Why do language models perform worse for morphologically complex languages?
- URL: http://arxiv.org/abs/2411.14198v1
- Date: Thu, 21 Nov 2024 15:06:51 GMT
- Title: Why do language models perform worse for morphologically complex languages?
- Authors: Catherine Arnett, Benjamin K. Bergen,
- Abstract summary: We find new evidence for a performance gap between agglutinative and fusional languages.
We propose three possible causes for this performance gap: morphological alignment of tokenizers, tokenization quality, and disparities in dataset sizes and measurement.
Results suggest that no language is harder or easier for a language model to learn on the basis of its morphological typology.

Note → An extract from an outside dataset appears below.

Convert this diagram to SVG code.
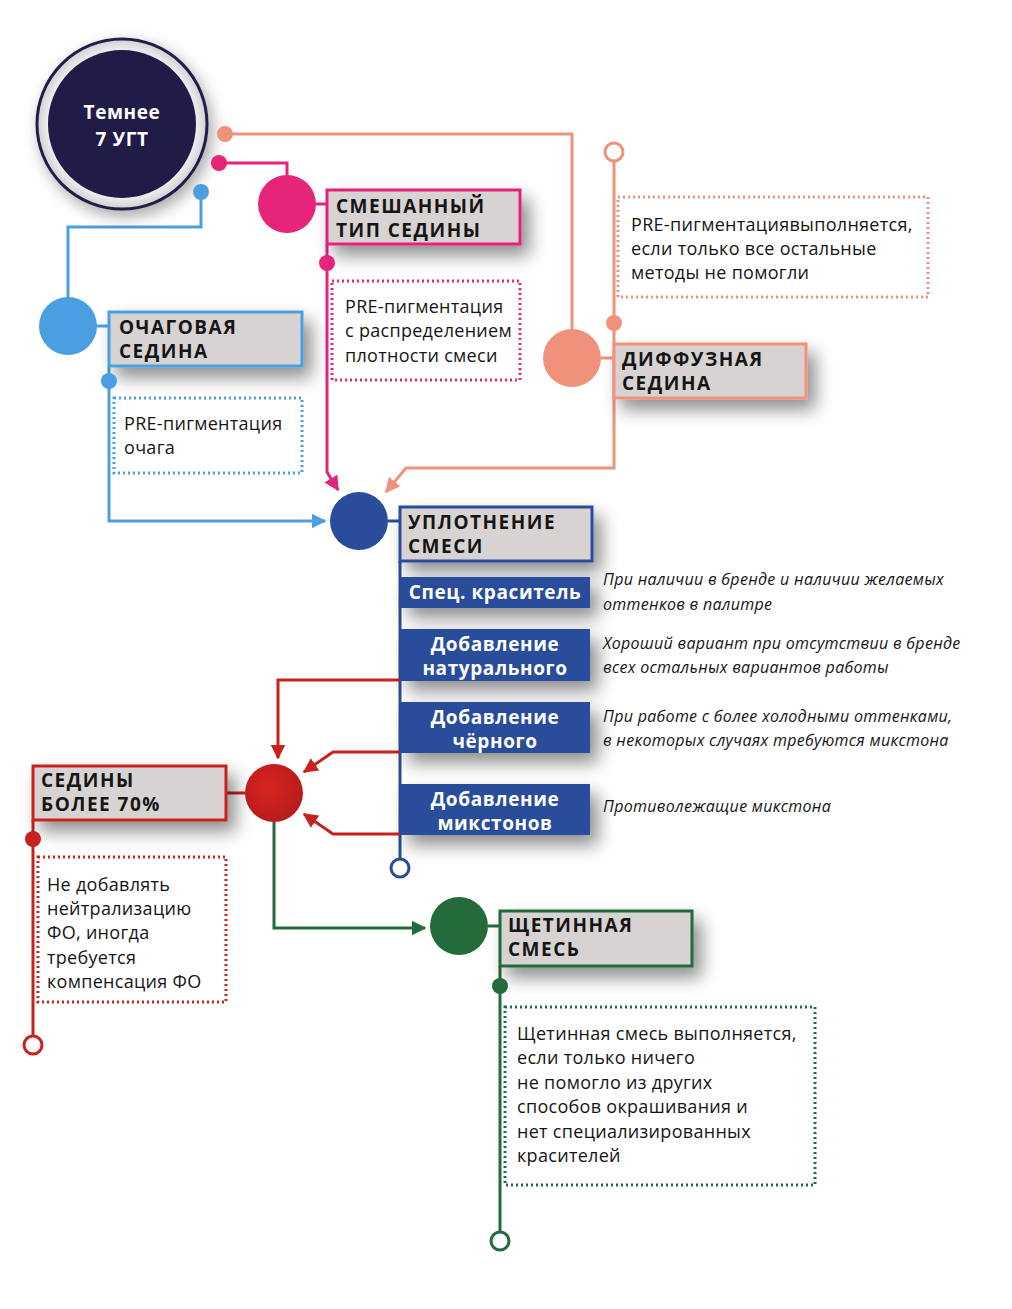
<svg xmlns="http://www.w3.org/2000/svg" width="1012" height="1309" viewBox="0 0 1012 1309">
<defs>
<filter id="sh" x="-30%" y="-40%" width="170%" height="220%">
<feGaussianBlur in="SourceAlpha" stdDeviation="9"/>
<feOffset dx="8" dy="10" result="b"/>
<feComponentTransfer><feFuncA type="linear" slope="0.45"/></feComponentTransfer>
<feMerge><feMergeNode/><feMergeNode in="SourceGraphic"/></feMerge>
</filter>
<filter id="shc" x="-50%" y="-50%" width="200%" height="200%">
<feGaussianBlur in="SourceAlpha" stdDeviation="8"/>
<feOffset dx="4" dy="6"/>
<feComponentTransfer><feFuncA type="linear" slope="0.35"/></feComponentTransfer>
<feMerge><feMergeNode/><feMergeNode in="SourceGraphic"/></feMerge>
</filter>
<radialGradient id="ring" cx="50%" cy="50%" r="50%">
<stop offset="0.8" stop-color="#ffffff"/>
<stop offset="1" stop-color="#cfcfd3"/>
</radialGradient>
<radialGradient id="redg" cx="40%" cy="40%" r="60%">
<stop offset="0" stop-color="#d8241f"/>
<stop offset="1" stop-color="#b81c1d"/>
</radialGradient>
<marker id="aPink" viewBox="0 0 10 10" refX="9" refY="5" markerWidth="5" markerHeight="5" orient="auto"><path d="M0,0 L10,5 L0,10 z" fill="#e5247a"/></marker>
<marker id="aSal" viewBox="0 0 10 10" refX="9" refY="5" markerWidth="5" markerHeight="5" orient="auto"><path d="M0,0 L10,5 L0,10 z" fill="#f0927b"/></marker>
<marker id="aBlue" viewBox="0 0 10 10" refX="9" refY="5" markerWidth="5" markerHeight="5" orient="auto"><path d="M0,0 L10,5 L0,10 z" fill="#4a9fe0"/></marker>
<marker id="aRed" viewBox="0 0 10 10" refX="9" refY="5" markerWidth="5" markerHeight="5" orient="auto"><path d="M0,0 L10,5 L0,10 z" fill="#c9211e"/></marker>
<marker id="aGreen" viewBox="0 0 10 10" refX="9" refY="5" markerWidth="5" markerHeight="5" orient="auto"><path d="M0,0 L10,5 L0,10 z" fill="#236b3a"/></marker>
</defs>
<style>
.ln{fill:none;stroke-width:3}
.hd{font-family:"Open Sans","DejaVu Sans",sans-serif;font-weight:bold;font-size:19px;fill:#151515;letter-spacing:1.5px}
.tx{font-family:"Open Sans","DejaVu Sans",sans-serif;font-size:18px;fill:#151515;letter-spacing:0.3px}
.it{font-family:"Open Sans","DejaVu Sans",sans-serif;font-style:italic;font-size:16px;fill:#151515;letter-spacing:0.3px}
.wb{font-family:"Open Sans","DejaVu Sans",sans-serif;font-weight:bold;font-size:19px;fill:#ffffff;text-anchor:middle;letter-spacing:0.6px}
.box{fill:#d8d3d3;stroke-width:3}
.dot{fill:none;stroke-width:3;stroke-dasharray:2 3}
.pink{stroke:#e5247a}.sal{stroke:#f0927b}.blue{stroke:#4a9fe0}.dblue{stroke:#2a4d9b}.red{stroke:#c9211e}.green{stroke:#236b3a}
</style>
<rect width="1012" height="1309" fill="#ffffff"/>

<g id="connectors">
<path class="ln sal" d="M225,134 H572 V330"/>
<path class="ln pink" d="M219,163 H287 V176"/>
<path class="ln blue" d="M201,192 V227 H68 V298"/>
<path class="ln pink" d="M316,204 H327"/>
<path class="ln pink" d="M327,244 V472 L338,490" marker-end="url(#aPink)"/>
<path class="ln sal" d="M601,358 H614"/>
<path class="ln sal" d="M614,161 V468 H406 L386,492" marker-end="url(#aSal)"/>
<path class="ln blue" d="M97,326 H109"/>
<path class="ln blue" d="M109,366 V521 H325" marker-end="url(#aBlue)"/>
<path class="ln dblue" d="M388,521 H400"/>
<path class="ln dblue" d="M400,561 V859"/>
<path class="ln red" d="M400,680 H278 V758" marker-end="url(#aRed)"/>
<path class="ln red" d="M400,752 H333 L304,772" marker-end="url(#aRed)"/>
<path class="ln red" d="M400,834 H333 L304,814" marker-end="url(#aRed)"/>
<path class="ln red" d="M226,793 H245"/>
<path class="ln red" d="M33,820 V1036"/>
<path class="ln green" d="M274,822 V928 H425" marker-end="url(#aGreen)"/>
<path class="ln green" d="M488,926 H500"/>
<path class="ln green" d="M500,966 V1232"/>
</g>

<g id="node-start">
<circle cx="122" cy="124" r="85" fill="url(#ring)" stroke="#211c47" stroke-width="3" filter="url(#shc)"/>
<circle cx="122" cy="124" r="74" fill="#211c47"/>
<text x="122" y="119" class="wb" font-size="20">Темнее</text>
<text x="122" y="146" class="wb" font-size="20">7 УГТ</text>
<circle cx="225" cy="134" r="8" fill="#f0927b"/>
<circle cx="219" cy="163" r="8" fill="#e5247a"/>
<circle cx="201" cy="192" r="8" fill="#4a9fe0"/>
</g>

<g id="node-mixed">
<circle cx="287" cy="204" r="29" fill="#e5247a"/>
<rect x="327" y="190" width="193" height="54" class="box pink" filter="url(#sh)"/>
<text x="336" y="213" class="hd">СМЕШАННЫЙ</text>
<text x="336" y="237" class="hd">ТИП СЕДИНЫ</text>
<circle cx="327" cy="263" r="8" fill="#e5247a"/>
<rect x="332" y="281" width="188" height="99" class="dot pink"/>
<text x="345" y="313" class="tx">PRE-пигментация</text>
<text x="345" y="337" class="tx">с распределением</text>
<text x="345" y="362" class="tx">плотности смеси</text>
</g>

<g id="node-diffuse">
<circle cx="572" cy="358" r="29" fill="#f0927b"/>
<rect x="614" y="344" width="192" height="54" class="box sal" filter="url(#sh)"/>
<text x="622" y="366" class="hd">ДИФФУЗНАЯ</text>
<text x="622" y="390" class="hd">СЕДИНА</text>
<circle cx="614" cy="152" r="9" fill="#ffffff" stroke="#f0927b" stroke-width="3"/>
<circle cx="614" cy="323" r="8" fill="#f0927b"/>
<rect x="618" y="197" width="310" height="100" class="dot sal"/>
<text x="631" y="231" class="tx">PRE-пигментациявыполняется,</text>
<text x="631" y="255" class="tx">если только все остальные</text>
<text x="631" y="279" class="tx">методы не помогли</text>
</g>

<g id="node-focal">
<circle cx="68" cy="326" r="29" fill="#4a9fe0"/>
<rect x="109" y="312" width="193" height="54" class="box blue" filter="url(#sh)"/>
<text x="119" y="334" class="hd">ОЧАГОВАЯ</text>
<text x="119" y="358" class="hd">СЕДИНА</text>
<circle cx="109" cy="381" r="8" fill="#4a9fe0"/>
<rect x="114" y="398" width="188" height="75" class="dot blue"/>
<text x="124" y="430" class="tx">PRE-пигментация</text>
<text x="124" y="454" class="tx">очага</text>
</g>

<g id="node-compact">
<circle cx="359" cy="521" r="29" fill="#2a4d9b"/>
<rect x="400" y="507" width="192" height="54" class="box dblue" filter="url(#sh)"/>
<text x="408" y="529" class="hd">УПЛОТНЕНИЕ</text>
<text x="408" y="553" class="hd">СМЕСИ</text>
<circle cx="400" cy="868" r="9" fill="#ffffff" stroke="#2a4d9b" stroke-width="3"/>
</g>

<g id="option-spec">
<rect x="400" y="577" width="190" height="31" fill="#2a4d9b" filter="url(#sh)"/>
<text x="495" y="599" class="wb">Спец. краситель</text>
<text x="603" y="585" class="it">При наличии в бренде и наличии желаемых</text>
<text x="603" y="610" class="it">оттенков в палитре</text>
</g>
<g id="option-natural">
<rect x="400" y="629" width="190" height="52" fill="#2a4d9b" filter="url(#sh)"/>
<text x="495" y="651" class="wb">Добавление</text>
<text x="495" y="675" class="wb">натурального</text>
<text x="603" y="649" class="it">Хороший вариант при отсутствии в бренде</text>
<text x="603" y="673" class="it">всех остальных вариантов работы</text>
</g>
<g id="option-black">
<rect x="400" y="702" width="190" height="51" fill="#2a4d9b" filter="url(#sh)"/>
<text x="495" y="724" class="wb">Добавление</text>
<text x="495" y="748" class="wb">чёрного</text>
<text x="603" y="722" class="it">При работе с более холодными оттенками,</text>
<text x="603" y="746" class="it">в некоторых случаях требуются микстона</text>
</g>
<g id="option-mixton">
<rect x="400" y="784" width="190" height="51" fill="#2a4d9b" filter="url(#sh)"/>
<text x="495" y="806" class="wb">Добавление</text>
<text x="495" y="830" class="wb">микстонов</text>
<text x="603" y="812" class="it">Противолежащие микстона</text>
</g>

<g id="node-70">
<circle cx="274" cy="793" r="29" fill="url(#redg)"/>
<rect x="33" y="766" width="193" height="54" class="box red" filter="url(#sh)"/>
<text x="41" y="787" class="hd">СЕДИНЫ</text>
<text x="41" y="811" class="hd">БОЛЕЕ 70%</text>
<circle cx="33" cy="839" r="8" fill="#c9211e"/>
<circle cx="33" cy="1045" r="9" fill="#ffffff" stroke="#c9211e" stroke-width="3"/>
<rect x="38" y="857" width="188" height="145" class="dot red"/>
<text x="47" y="891" class="tx">Не добавлять</text>
<text x="47" y="915" class="tx">нейтрализацию</text>
<text x="47" y="939" class="tx">ФО, иногда</text>
<text x="47" y="964" class="tx">требуется</text>
<text x="47" y="988" class="tx">компенсация ФО</text>
</g>

<g id="node-bristle">
<circle cx="459" cy="926" r="29" fill="#236b3a"/>
<rect x="500" y="911" width="192" height="55" class="box green" filter="url(#sh)"/>
<text x="508" y="932" class="hd">ЩЕТИННАЯ</text>
<text x="508" y="956" class="hd">СМЕСЬ</text>
<circle cx="500" cy="986" r="8" fill="#236b3a"/>
<circle cx="500" cy="1241" r="9" fill="#ffffff" stroke="#236b3a" stroke-width="3"/>
<rect x="505" y="1007" width="310" height="178" class="dot green"/>
<text x="517" y="1040" class="tx">Щетинная смесь выполняется,</text>
<text x="517" y="1064" class="tx">если только ничего</text>
<text x="517" y="1089" class="tx">не помогло из других</text>
<text x="517" y="1113" class="tx">способов окрашивания и</text>
<text x="517" y="1138" class="tx">нет специализированных</text>
<text x="517" y="1162" class="tx">красителей</text>
</g>
</svg>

- Score: 0.913127392774573
- License:
- Abstract: Language models perform differently across languages. It has been previously suggested that morphological typology may explain some of this variability (Cotterell et al., 2018). We replicate previous analyses and find additional new evidence for a performance gap between agglutinative and fusional languages, where fusional languages, such as English, tend to have better language modeling performance than morphologically more complex languages like Turkish. We then propose and test three possible causes for this performance gap: morphological alignment of tokenizers, tokenization quality, and disparities in dataset sizes and measurement. To test the morphological alignment hypothesis, we present MorphScore, a tokenizer evaluation metric, and supporting datasets for 22 languages. We find some evidence that tokenization quality explains the performance gap, but none for the role of morphological alignment. Instead we find that the performance gap is most reduced when training datasets are of equivalent size across language types, but only when scaled according to the so-called "byte-premium" -- the different encoding efficiencies of different languages and orthographies. These results suggest that no language is harder or easier for a language model to learn on the basis of its morphological typology. Differences in performance can be attributed to disparities in dataset size. These results bear on ongoing efforts to improve performance for low-performing and under-resourced languages.